The Volokh Conspiracy
Mostly law professors | Sometimes contrarian | Often libertarian | Always independent
Paul Caron (Tax Prof Blog) has the story; see also here. My view: There's nothing inherently racist about using dress or makeup to pretend to be black, or white, or Hasidic, or what have you. Indeed, if someone wore blackface and imitated an accent in a way that mocked blacks, she could be faulted for mocking blacks (just as somehow dressing up as an Orthodox Jew to mock Orthodox Jews could be faulted for that). But the notion that making oneself up to look black is just somehow per se racist strikes me as very hard to defend, whether one is trying to play President Obama (or, for that matter, Othello) or the title character in a black doctor's memoir ("Black Man in a White Coat," which is apparently what the professor was dressing as) or Michael Jackson.
Indeed, the whole point of dress-up events is to dress (and make yourself up) as something you are not. The fact that some people have made themselves up as blacks in the past in order to mock blacks doesn't tell us that all such makeup is improper—much less that it should be cause for resigning. And the policing of what people do at parties at people's homes only makes matters worse.
Nor am I influenced by the notion that the professor should resign because her decision shows "poor judgment" because she should have known that this would be offensive. Perhaps she wasn't as careful as she might have been—but it's appalling that people should feel the need to choose how they dress for costume parties with such care.

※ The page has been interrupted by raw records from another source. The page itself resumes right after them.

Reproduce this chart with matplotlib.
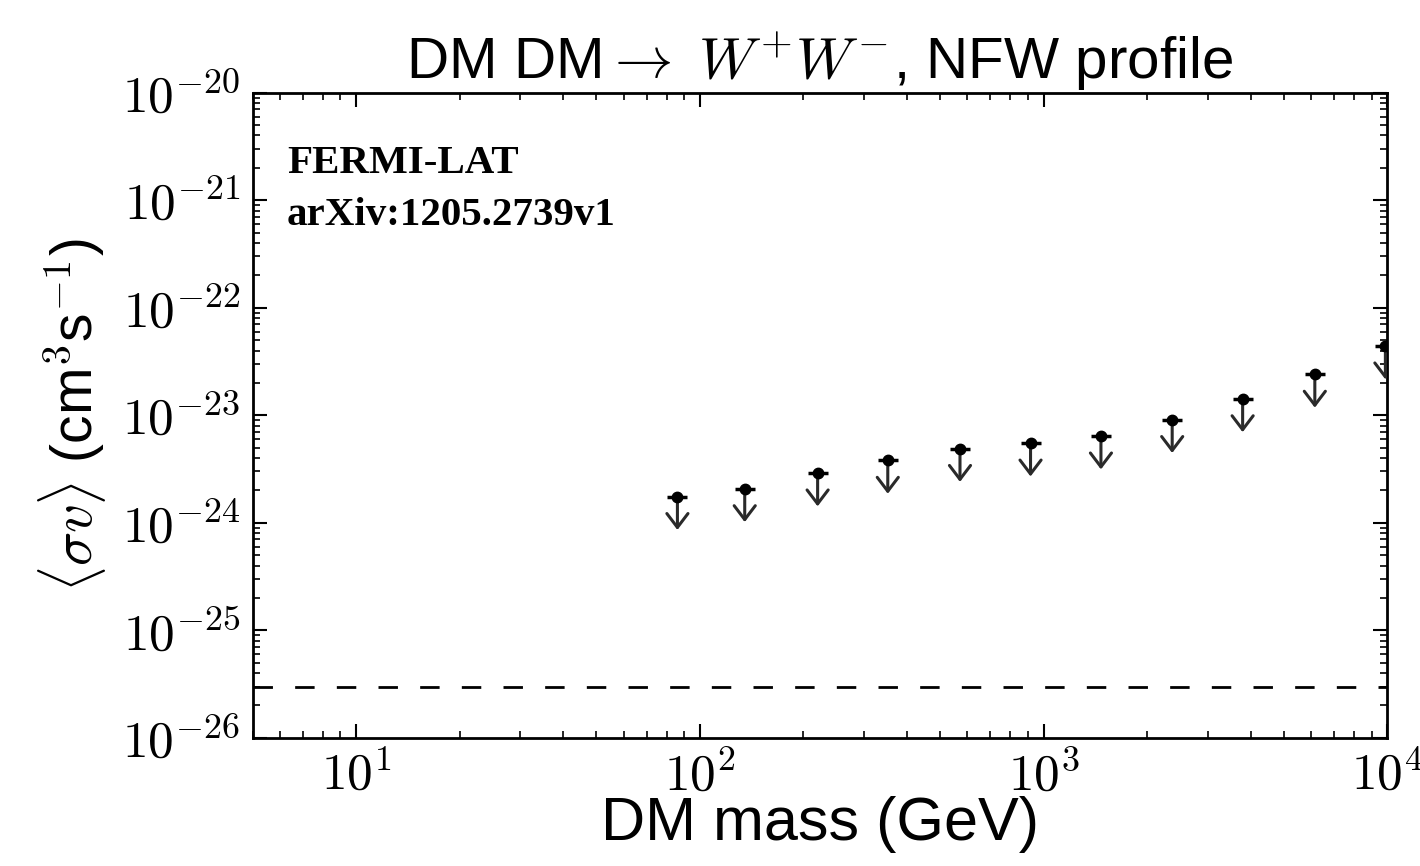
import matplotlib
matplotlib.use("Agg")
import matplotlib.pyplot as plt
from matplotlib.patches import FancyArrowPatch
from matplotlib.ticker import FuncFormatter, LogLocator
import numpy as np

# Data
mass_gev = [86, 135, 220, 352, 571, 916, 1468, 2366, 3793, 6152, 9870]
sigma_v_limit = [1.75e-24, 2.07e-24, 2.9e-24, 3.8e-24, 4.9e-24, 5.5e-24,
                 6.4e-24, 9.1e-24, 1.42e-23, 2.4e-23, 4.4e-23]
thermal_xsec = 3.0e-26
xlim = (5, 1e4)
ylim = (1e-26, 1e-20)
arrow_factor = 0.49

plt.rcParams['mathtext.fontset'] = 'cm'
plt.rcParams['font.family'] = ['Liberation Sans', 'DejaVu Sans']

fig = plt.figure(figsize=(14.2, 8.66), dpi=100)
ax = fig.add_axes([0.178, 0.148, 0.799, 0.745])
ax.set_xscale('log')
ax.set_yscale('log')
ax.set_xlim(*xlim)
ax.set_ylim(*ylim)

ax.axhline(thermal_xsec, color='black', lw=2, ls=(0, (7, 8)))

for x, y in zip(mass_gev, sigma_v_limit):
    arr = FancyArrowPatch((x, y), (x, y * arrow_factor),
                          arrowstyle='->,head_length=0.5,head_width=0.38',
                          mutation_scale=20, lw=2.2, color='#2a2a2a',
                          shrinkA=0, shrinkB=0, zorder=3)
    ax.add_patch(arr)

ax.plot(mass_gev, sigma_v_limit, ls='none', marker='_', ms=15, mew=2.5,
        color='black', zorder=4, clip_on=True)
ax.plot(mass_gev, sigma_v_limit, ls='none', marker='o', ms=7.5,
        color='black', zorder=5, clip_on=True)

sci = FuncFormatter(lambda v, p: r'$10^{%d}$' % int(round(np.log10(v))))
ax.xaxis.set_major_locator(LogLocator(base=10))
ax.yaxis.set_major_locator(LogLocator(base=10))
ax.xaxis.set_major_formatter(sci)
ax.yaxis.set_major_formatter(sci)

ax.tick_params(which='both', direction='in', top=True, right=True)
ax.tick_params(which='major', length=10, width=1.5, labelsize=37)
ax.tick_params(axis='y', which='major', pad=9)
ax.tick_params(axis='x', which='major', pad=10)
ax.tick_params(which='minor', length=5, width=1.2)
for s in ax.spines.values():
    s.set_linewidth(2)

ax.set_title(r'DM DM$\rightarrow$ $W^{+}W^{-}$, NFW profile', fontsize=42, pad=10)
ax.set_xlabel('DM mass (GeV)', fontsize=44, labelpad=-4)
ax.set_ylabel(r'$\langle\sigma v\rangle$ (cm$^3$s$^{-1}$)', fontsize=41, labelpad=10)

ax.text(0.03, 0.89, 'FERMI-LAT', transform=ax.transAxes, fontsize=29.5,
        fontweight='bold', family='Liberation Serif', va='center')
ax.text(0.03, 0.81, 'arXiv:1205.2739v1', transform=ax.transAxes, fontsize=29.5,
        fontweight='bold', family='Liberation Serif', va='center')

fig.savefig('out.png', dpi=100)
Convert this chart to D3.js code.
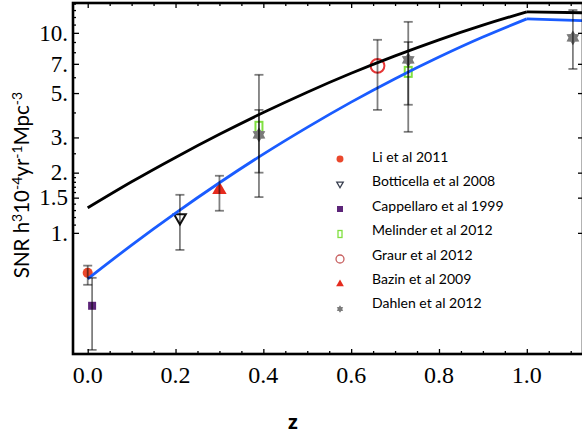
<!DOCTYPE html>
<html>
<head>
<meta charset="utf-8">
<script src="https://cdn.jsdelivr.net/npm/d3@7/dist/d3.min.js"></script>
<style>
	body { margin: 0; background: #fff; }
	svg { display: block; }
	.tick line { stroke: #000; stroke-width: 1.3; }
</style>
</head>
<body>
<svg id="chart" width="582" height="436"></svg>
<script>
// model curves (z grid shared by both)
var zGrid = [0, 0.1, 0.2, 0.3, 0.4, 0.5, 0.6, 0.7, 0.8, 0.9, 1.0, 1.13];
var blackRate = [1.334, 1.80, 2.384, 3.11, 3.996, 5.05, 6.28, 7.67, 9.23, 10.93, 12.74, 12.6];
var blueRate = [0.589, 0.869, 1.256, 1.78, 2.476, 3.37, 4.505, 5.90, 7.57, 9.53, 11.75, 11.5];

// measurements
var sources = ["Li et al 2011", "Botticella et al 2008", "Cappellaro et al 1999", "Melinder et al 2012", "Graur et al 2012", "Bazin et al 2009", "Dahlen et al 2012"];
var pointSource = [0, 2, 1, 5, 3, 6, 4, 3, 6, 6];
var pointZ = [0.0, 0.01, 0.21, 0.30, 0.39, 0.39, 0.66, 0.73, 0.73, 1.105];
var pointRate = [0.631, 0.432, 1.19, 1.64, 3.39, 3.09, 6.84, 6.38, 7.33, 9.44];
var pointLo = [0.55, 0.26, 0.822, 1.29, 2.0, 1.51, 4.12, 4.37, 3.2, 6.6];
var pointHi = [0.686, 0.596, 1.55, 1.93, 4.12, 6.17, 9.23, 9.0, 11.35, 13.0];

// axis ticks
var xMajor = [0, 0.2, 0.4, 0.6, 0.8, 1.0];
var xMinor = [0.05, 0.1, 0.15, 0.25, 0.3, 0.35, 0.45, 0.5, 0.55, 0.65, 0.7, 0.75, 0.85, 0.9, 0.95, 1.05, 1.1];
var yMajor = [1, 1.5, 2, 3, 5, 7, 10];
var yMajorLabels = ["1.", "1.5", "2.", "3.", "5.", "7.", "10."];
var yMinor = [1.1, 1.2, 1.3, 1.4, 1.6, 1.7, 1.8, 1.9, 2.5, 4, 6, 8, 9, 11, 12, 13, 14];

var svg = d3.select("#chart");
var frame = {left: 73, right: 583, top: 3, bottom: 354};

var x = d3.scaleLinear().domain([-0.0335, 1.128]).range([frame.left, frame.right]);
var y = d3.scaleLog().domain([0.248, 14.1]).range([frame.bottom, frame.top]);

svg.append("defs").append("clipPath").attr("id", "plotclip")
	.append("rect").attr("x", frame.left).attr("y", frame.top)
	.attr("width", frame.right - frame.left).attr("height", frame.bottom - frame.top);

// six pointed star for Dahlen
var hexStar = {
	draw: function(context, size) {
		var r = Math.sqrt(size / 2.2), ri = r * 0.6;
		for (var i = 0; i < 12; i++) {
			var a = i * Math.PI / 6 - Math.PI / 2, rr = i % 2 ? ri : r;
			if (i == 0) context.moveTo(rr * Math.cos(a), rr * Math.sin(a));
			else context.lineTo(rr * Math.cos(a), rr * Math.sin(a));
		}
		context.closePath();
	}
};

// marker style per source
var styles = [
	{ type: d3.symbolCircle, size: 80, legendSize: 38, fill: "#ea482c", stroke: "none", sw: 0, rot: 0 },
	{ type: d3.symbolTriangle, size: 60, legendSize: 18, fill: "#fff", stroke: "#111", sw: 2, lsw: 1.3, lstroke: "#3a4050", rot: 180 },
	{ type: d3.symbolSquare, size: 64, legendSize: 36, fill: "#5c2579", stroke: "none", sw: 0, rot: 0 },
	{ type: "rect", w: 7, h: 10, lw: 4, lh: 7, fill: "none", stroke: "#80e040", sw: 2, lsw: 1.3, rot: 0 },
	{ type: d3.symbolCircle, size: 150, legendSize: 50, fill: "none", stroke: "#e63535", sw: 2, lsw: 1.3, lstroke: "#c86060", rot: 0 },
	{ type: d3.symbolTriangle, size: 90, legendSize: 26, fill: "#e52b1e", stroke: "none", sw: 0, rot: 0 },
	{ type: hexStar, size: 120, legendSize: 30, fill: "#7a7a7a", stroke: "none", sw: 0, rot: 0 }
];

function drawMarker(g, s, cx, cy, legend) {
	if (s.type == "rect") {
		var w = legend ? s.lw : s.w, h = legend ? s.lh : s.h;
		g.append("rect")
			.attr("x", cx - w / 2).attr("y", cy - h / 2)
			.attr("width", w).attr("height", h)
			.attr("fill", s.fill).attr("stroke", s.stroke)
			.attr("stroke-width", legend ? s.lsw : s.sw);
		return;
	}
	g.append("path")
		.attr("d", d3.symbol().type(s.type).size(legend ? s.legendSize : s.size)())
		.attr("transform", "translate(" + cx + "," + cy + ") rotate(" + s.rot + ")")
		.attr("fill", s.fill)
		.attr("stroke", legend && s.lstroke ? s.lstroke : s.stroke)
		.attr("stroke-width", legend ? (s.lsw || 0) : s.sw);
}

// markers
var marks = svg.append("g");
pointZ.forEach(function(z, i) {
	drawMarker(marks, styles[pointSource[i]], x(z), y(pointRate[i]), false);
});

// curves, sharp corner at z = 1
var plot = svg.append("g").attr("clip-path", "url(#plotclip)");
function drawCurve(rates, color) {
	var pts = zGrid.map(function(z, i) { return [z, rates[i]]; });
	var smooth = d3.line().x(function(d) { return x(d[0]); }).y(function(d) { return y(d[1]); }).curve(d3.curveNatural);
	var straight = d3.line().x(function(d) { return x(d[0]); }).y(function(d) { return y(d[1]); });
	plot.append("path").attr("d", smooth(pts.slice(0, pts.length - 1)))
		.attr("fill", "none").attr("stroke", color).attr("stroke-width", 2.8);
	plot.append("path").attr("d", straight(pts.slice(pts.length - 2)))
		.attr("fill", "none").attr("stroke", color).attr("stroke-width", 2.8);
}
drawCurve(blackRate, "#000");
drawCurve(blueRate, "#1a5cff");

// error bars
var bars = svg.append("g").attr("stroke", "rgba(0,0,0,0.5)").attr("stroke-width", 1.8);
pointZ.forEach(function(z, i) {
	var cx = x(z);
	bars.append("line").attr("x1", cx).attr("x2", cx).attr("y1", y(pointLo[i])).attr("y2", y(pointHi[i]));
	[pointLo[i], pointHi[i]].forEach(function(v) {
		bars.append("line").attr("x1", cx - 4.5).attr("x2", cx + 4.5).attr("y1", y(v)).attr("y2", y(v));
	});
});

// axes: ticks inside the frame
function ticks(axis, tr, size, vals) {
	var g = svg.append("g").attr("transform", tr)
		.call(axis.tickValues(vals).tickSize(size).tickFormat(""));
	g.select(".domain").remove();
	return g;
}
ticks(d3.axisBottom(x), "translate(0," + frame.bottom + ")", -5, xMajor);
ticks(d3.axisBottom(x), "translate(0," + frame.bottom + ")", -3, xMinor);
ticks(d3.axisTop(x), "translate(0," + frame.top + ")", -5, xMajor);
ticks(d3.axisTop(x), "translate(0," + frame.top + ")", -3, xMinor);
ticks(d3.axisLeft(y), "translate(" + frame.left + ",0)", -6, yMajor);
ticks(d3.axisLeft(y), "translate(" + frame.left + ",0)", -3, yMinor);
ticks(d3.axisRight(y), "translate(" + frame.right + ",0)", -5, yMajor);

svg.append("rect").attr("x", frame.left).attr("y", frame.top)
	.attr("width", frame.right - frame.left).attr("height", frame.bottom - frame.top)
	.attr("fill", "none").attr("stroke", "#000").attr("stroke-width", 2.6);

// tick labels
svg.append("g").selectAll("text").data(xMajor).join("text")
	.attr("x", function(d) { return x(d); }).attr("y", 383)
	.attr("text-anchor", "middle")
	.style("font-family", "'Liberation Serif', serif").style("font-size", "24px")
	.text(function(d) { return d3.format(".1f")(d); });
svg.append("g").selectAll("text").data(yMajor).join("text")
	.attr("x", 68).attr("y", function(d) { return y(d); }).attr("dy", "0.34em")
	.attr("text-anchor", "end")
	.style("font-family", "'Liberation Serif', serif").style("font-size", "23px")
	.text(function(d, i) { return yMajorLabels[i]; });

// axis titles
svg.append("text").attr("x", 293).attr("y", 429).attr("text-anchor", "middle")
	.style("font-family", "'Open Sans', sans-serif").style("font-weight", "bold").style("font-size", "20px")
	.text("z");

var yt = svg.append("text").attr("transform", "translate(29,185) rotate(-90)")
	.attr("text-anchor", "middle")
	.style("font-family", "Lato, sans-serif").style("font-size", "20.5px");
[["SNR h", 0], ["3", 1], ["10", 0], ["-4", 1], ["yr", 0], ["-1", 1], ["Mpc", 0], ["-3", 1]].forEach(function(p, i, arr) {
	var shift = 0;
	if (p[1]) shift = -7.5;
	else if (i > 0 && arr[i - 1][1]) shift = 7.5;
	yt.append("tspan").attr("dy", shift).style("font-size", p[1] ? "14px" : null).text(p[0]);
});

// legend
var legend = svg.append("g");
sources.forEach(function(name, i) {
	drawMarker(legend, styles[i], 340, 159 + i * 25, true);
	legend.append("text").attr("x", 372).attr("y", 162 + i * 24.4)
		.style("font-family", "Lato, sans-serif").style("font-size", "14px")
		.text(name);
});
</script>
</body>
</html>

We rightly wouldn't countenance calls for someone to resign because they wore something at a party, or said something at a party, that, say, veterans or evangelical Christians would have found offensive. I think that people wearing Che Guevara shirts are displaying abominable judgment, but that's no basis for pressuring them to resign or for launching university investigations (which is indeed happening here). And those are people who are actually wearing, seriously and not as a joke, the image of a cold-blooded killer. (If someone dresses as, say, Adolf Hitler or Joseph Stalin or Mao Zedong for a costume party, in a situation where—unlike with Che shirts—there's no indication of respect or praise of the person being depicted, that strikes me as even less objectionable, loathsome as the real Hitler, Stalin and Mao were.)
There's no doubt that humor, whether through overt comedy or joking around in costume, is influenced by social conventions and is a matter of taste and judgment. Changing attitudes may well influence people's choices; some amount of such social response is inevitable, and perfectly proper. (To return to the Che analogy, maybe fewer people would wear such shirts if others politely pointed out that the real Che was an appalling human being, a leading figure in an appalling regime that has been oppressing people for more than 50 years and continues to do so today.) I dressed as a woman for Halloween my first year of law school—a pretty thoroughly done-up one, I like to think—and my sense is that my classmates were pretty amused. In a social context where I expect that many wouldn't be amused, though, I wouldn't have dressed that way, since the whole point was to try to amuse people.
But this sort of social give-and-take is nothing like the demands for ending people's professional careers, or attempts to use government power to restrict speech. (For a case involving the First Amendment and student blackface, although in a situation that did seem like mockery of blacks, see Iota Xi v. George Mason Univ. (4th Cir. 1993).) We have reached a bad and dangerous place in American life, and in American university life in particular.